• GOAL
In the material below, find every line with "React" and pull it out.

• INFORMATION SHOWN
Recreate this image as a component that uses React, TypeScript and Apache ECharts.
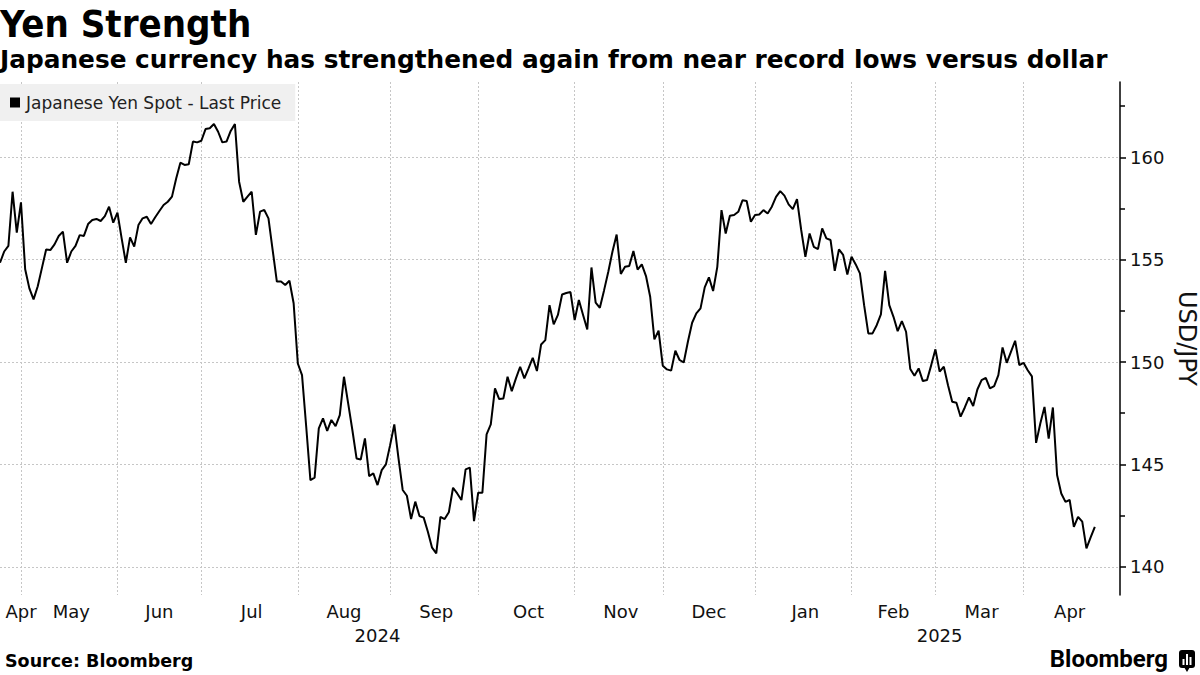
import React, { useEffect, useRef } from "react";
import * as echarts from "echarts";

// ---------- data (USD/JPY spot, one value per weekday) ----------
const START_DATE = "2024-04-23"; // first weekday on the axis
const CATEGORY_COUNT = 268; // weekdays on the axis (data + empty room up to the axis)

const yenApr2024 = [154.85, 155.4, 155.67, 158.32, 156.32, 157.8];
const yenMay2024 = [154.53, 153.6, 153.06, 153.7, 154.6, 155.5, 155.47, 155.75, 156.16, 156.37, 154.85, 155.4, 155.67, 156.2, 156.16, 156.74, 156.94, 156.99, 156.89, 157.13, 157.59, 156.81, 157.3];
const yenJun2024 = [156.04, 154.85, 156.09, 155.64, 156.69, 157.02, 157.1, 156.74, 157.07, 157.38, 157.67, 157.83, 158.08, 158.97, 159.74, 159.63, 159.66, 160.77, 160.73, 160.81];
const yenJul2024 = [161.38, 161.42, 161.63, 161.25, 160.73, 160.77, 161.29, 161.63, 158.81, 157.83, 158.08, 158.32, 156.21, 157.35, 157.43, 157.02, 155.47, 153.93, 153.93, 153.76, 153.97, 152.87, 149.93];
const yenAug2024 = [149.36, 146.84, 144.23, 144.35, 146.76, 147.25, 146.64, 147.17, 146.87, 147.41, 149.28, 147.98, 146.68, 145.29, 145.24, 146.27, 144.43, 144.56, 143.99, 144.72, 145.0, 145.94];
const yenSep2024 = [146.95, 145.29, 143.75, 143.47, 142.33, 143.18, 142.48, 142.4, 141.71, 140.93, 140.65, 142.44, 142.33, 142.66, 143.86, 143.58, 143.26, 144.76, 144.84, 142.23, 143.62];
const yenOct2024 = [143.62, 146.47, 146.95, 148.71, 148.19, 148.22, 149.28, 148.58, 149.2, 149.77, 149.2, 149.69, 150.21, 149.56, 150.86, 151.07, 152.78, 151.84, 152.3, 153.3, 153.37, 153.42, 152.05];
const yenNov2024 = [153.03, 152.3, 151.59, 154.62, 152.9, 152.65, 153.5, 154.4, 155.39, 156.23, 154.3, 154.65, 154.69, 155.42, 154.52, 154.77, 154.2, 153.19, 151.11, 151.53, 149.82];
const yenDec2024 = [149.64, 149.58, 150.55, 150.1, 149.98, 151.0, 151.92, 152.38, 152.62, 153.65, 154.14, 153.47, 154.65, 157.42, 156.28, 157.15, 157.18, 157.34, 157.9, 157.87, 156.85, 157.18];
const yenJan2025 = [157.21, 157.42, 157.26, 157.59, 158.07, 158.35, 158.13, 157.7, 157.47, 157.96, 156.45, 155.14, 156.28, 155.63, 155.52, 156.53, 156.04, 155.96, 154.46, 155.5, 155.23, 154.28, 155.14];
const yenFeb2025 = [154.77, 154.33, 152.78, 151.4, 151.4, 151.8, 152.33, 154.45, 152.78, 152.21, 151.51, 152.0, 151.48, 149.66, 149.33, 149.69, 149.07, 149.12, 149.85, 150.62];
const yenMar2025 = [149.53, 149.77, 148.87, 148.06, 148.01, 147.33, 147.78, 148.27, 147.85, 148.66, 149.12, 149.23, 148.71, 148.82, 149.36, 150.71, 149.96, 150.5, 151.04, 149.85, 149.96];
const yenApr2025 = [149.6, 149.3, 146.05, 147.0, 147.81, 146.26, 147.78, 144.48, 143.58, 143.17, 143.26, 141.95, 142.44, 142.2, 140.9, 141.43, 141.95];

const MONTH_NAMES = ["Jan", "Feb", "Mar", "Apr", "May", "Jun", "Jul", "Aug", "Sep", "Oct", "Nov", "Dec"];
const Y_MAJOR_TICKS = [140, 145, 150, 155, 160];
const Y_MINOR_TICKS = [142.5, 147.5, 152.5, 157.5, 162.5];
const Y_MIN = 138.62;
const Y_MAX = 163.68;

const SERIES_NAME = "Japanese Yen Spot - Last Price";
const TITLE = "Yen Strength";
const SUBTITLE = "Japanese currency has strengthened again from near record lows versus dollar";
const SOURCE = "Source: Bloomberg";
const Y_NAME = "USD/JPY";

// ---------- helpers ----------
const FONT = "'DejaVu Sans', sans-serif";
const FONT_NARROW = "'DejaVu Sans Condensed', 'DejaVu Sans', sans-serif";

function buildWeekdays(start: string, count: number): string[] {
  const out: string[] = [];
  const d = new Date(start + "T00:00:00Z");
  while (out.length < count) {
    const wd = d.getUTCDay();
    if (wd !== 0 && wd !== 6) out.push(d.toISOString().slice(0, 10));
    d.setUTCDate(d.getUTCDate() + 1);
  }
  return out;
}

export default function App() {
  const ref = useRef<HTMLDivElement | null>(null);

  useEffect(() => {
    document.body.style.margin = "0";
    if (!ref.current) return;
    const chart = echarts.init(ref.current, undefined, { renderer: "svg" });

    const values = [
      ...yenApr2024, ...yenMay2024, ...yenJun2024, ...yenJul2024, ...yenAug2024,
      ...yenSep2024, ...yenOct2024, ...yenNov2024, ...yenDec2024, ...yenJan2025,
      ...yenFeb2025, ...yenMar2025, ...yenApr2025,
    ];
    const dates = buildWeekdays(START_DATE, CATEGORY_COUNT);
    const lastData = values.length - 1;

    const monthRanges: { key: string; m: number; first: number; last: number }[] = [];
    const yearRanges: { y: string; first: number; last: number }[] = [];
    dates.forEach((d, i) => {
      const key = d.slice(0, 7);
      const mr = monthRanges[monthRanges.length - 1];
      if (!mr || mr.key !== key) monthRanges.push({ key, m: Number(d.slice(5, 7)) - 1, first: i, last: i });
      else mr.last = i;
      const y = d.slice(0, 4);
      const yr = yearRanges[yearRanges.length - 1];
      if (!yr || yr.y !== y) yearRanges.push({ y, first: i, last: i });
      else yr.last = i;
    });

    const monthLabels = new Map<number, string>();
    const boundaries = new Set<number>();
    monthRanges.forEach((r) => {
      if (r.last - r.first < 2) return;
      const idx = Math.max(5, Math.floor((r.first + r.last) / 2));
      monthLabels.set(idx, MONTH_NAMES[r.m]);
      if (r.last < lastData) boundaries.add(r.last);
    });
    const yearLabels = new Map<number, string>();
    yearRanges.forEach((r) => yearLabels.set(Math.floor((r.first + r.last) / 2), r.y));

    const gridLine = { color: "#c6c6c6", width: 1, type: [2, 2] as number[] };

    const option: any = {
      animation: false,
      backgroundColor: "#ffffff",
      title: [
        { text: TITLE, left: 0, top: 5, padding: 0, textStyle: { fontFamily: FONT_NARROW, fontSize: 38, fontWeight: "bold", color: "#000" } },
        { text: SUBTITLE, left: 0, top: 47, padding: 0, textStyle: { fontFamily: FONT, fontSize: 24.8, fontWeight: "bold", color: "#000" } },
        { text: SOURCE, left: 5, top: 652, padding: 0, textStyle: { fontFamily: FONT, fontSize: 17.5, fontWeight: "bold", color: "#000" } },
      ],
      legend: {
        left: 0,
        top: 84,
        padding: [10, 14, 10, 10],
        backgroundColor: "#f0f0f0",
        icon: "rect",
        itemWidth: 10,
        itemHeight: 10,
        itemGap: 0,
        selectedMode: false,
        data: [SERIES_NAME],
        textStyle: { fontFamily: FONT, fontSize: 17, color: "#222", lineHeight: 17, padding: [0, 0, 0, 1] },
      },
      grid: { left: 0, right: 80, top: 82, bottom: 80, containLabel: false, outerBoundsMode: "none" },
      xAxis: [
        {
          type: "category",
          data: dates,
          boundaryGap: false,
          axisLine: { show: false },
          axisTick: { show: false },
          axisLabel: {
            interval: (i: number) => monthLabels.has(i),
            formatter: (_v: string, i: number) => monthLabels.get(i) ?? "",
            fontFamily: FONT,
            fontSize: 18,
            color: "#111",
            margin: 7,
          },
          splitLine: { show: true, interval: (i: number) => boundaries.has(i), lineStyle: gridLine },
        },
        {
          type: "category",
          data: dates,
          boundaryGap: false,
          position: "bottom",
          offset: 24,
          axisLine: { show: false },
          axisTick: { show: false },
          splitLine: { show: false },
          axisLabel: {
            interval: (i: number) => yearLabels.has(i),
            formatter: (_v: string, i: number) => yearLabels.get(i) ?? "",
            fontFamily: FONT,
            fontSize: 18,
            color: "#111",
            margin: 7,
          },
        },
      ],
      yAxis: [
        {
          type: "value",
          position: "right",
          min: Y_MIN,
          max: Y_MAX,
          axisLine: { show: true, lineStyle: { color: "#000", width: 1.5 } },
          axisTick: { show: true, customValues: Y_MAJOR_TICKS, length: 6, lineStyle: { color: "#000", width: 1.5 } },
          axisLabel: { customValues: Y_MAJOR_TICKS, margin: 10, fontFamily: FONT, fontSize: 18, color: "#111" },
          splitLine: { show: true, lineStyle: gridLine },
          name: Y_NAME,
          nameLocation: "middle",
          nameRotate: -90,
          nameGap: 50,
          nameTextStyle: { fontFamily: FONT, fontSize: 24, color: "#111" },
        },
        {
          type: "value",
          position: "right",
          min: Y_MIN,
          max: Y_MAX,
          axisLine: { show: false },
          axisTick: { show: true, customValues: Y_MINOR_TICKS, length: 5, lineStyle: { color: "#000", width: 1.5 } },
          axisLabel: { show: false },
          splitLine: { show: false },
        },
      ],
      series: [
        {
          type: "line",
          name: SERIES_NAME,
          data: values,
          xAxisIndex: 0,
          yAxisIndex: 0,
          symbol: "none",
          lineStyle: { color: "#000", width: 2 },
          itemStyle: { color: "#000" },
        },
      ],
      graphic: [
        {
          type: "text",
          right: 32,
          top: 647,
          style: { text: "Bloomberg", fontFamily: "Roboto, 'Liberation Sans', sans-serif", fontWeight: "bold", fontSize: 24, fill: "#000" },
        },
        {
          type: "group",
          left: 1179,
          top: 650,
          children: [
            { type: "rect", shape: { x: 0, y: 0, width: 16, height: 18, r: 3 }, style: { fill: "#000" } },
            { type: "polygon", shape: { points: [[5, 17], [11, 17], [8, 22]] }, style: { fill: "#000" } },
            { type: "rect", shape: { x: 3.5, y: 9, width: 2, height: 6 }, style: { fill: "#fff" } },
            { type: "rect", shape: { x: 7, y: 4, width: 2, height: 11 }, style: { fill: "#fff" } },
            { type: "rect", shape: { x: 10.5, y: 7, width: 2, height: 8 }, style: { fill: "#fff" } },
          ],
        },
      ],
    };

    chart.setOption(option);
    return () => chart.dispose();
  }, []);

  return <div ref={ref} style={{ position: "absolute", left: 0, top: 0, width: 1200, height: 675 }} />;
}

• SOLVED PROBLEM
Recreate this image as a component that uses React, TypeScript and Apache ECharts.
import React, { useEffect, useRef } from "react";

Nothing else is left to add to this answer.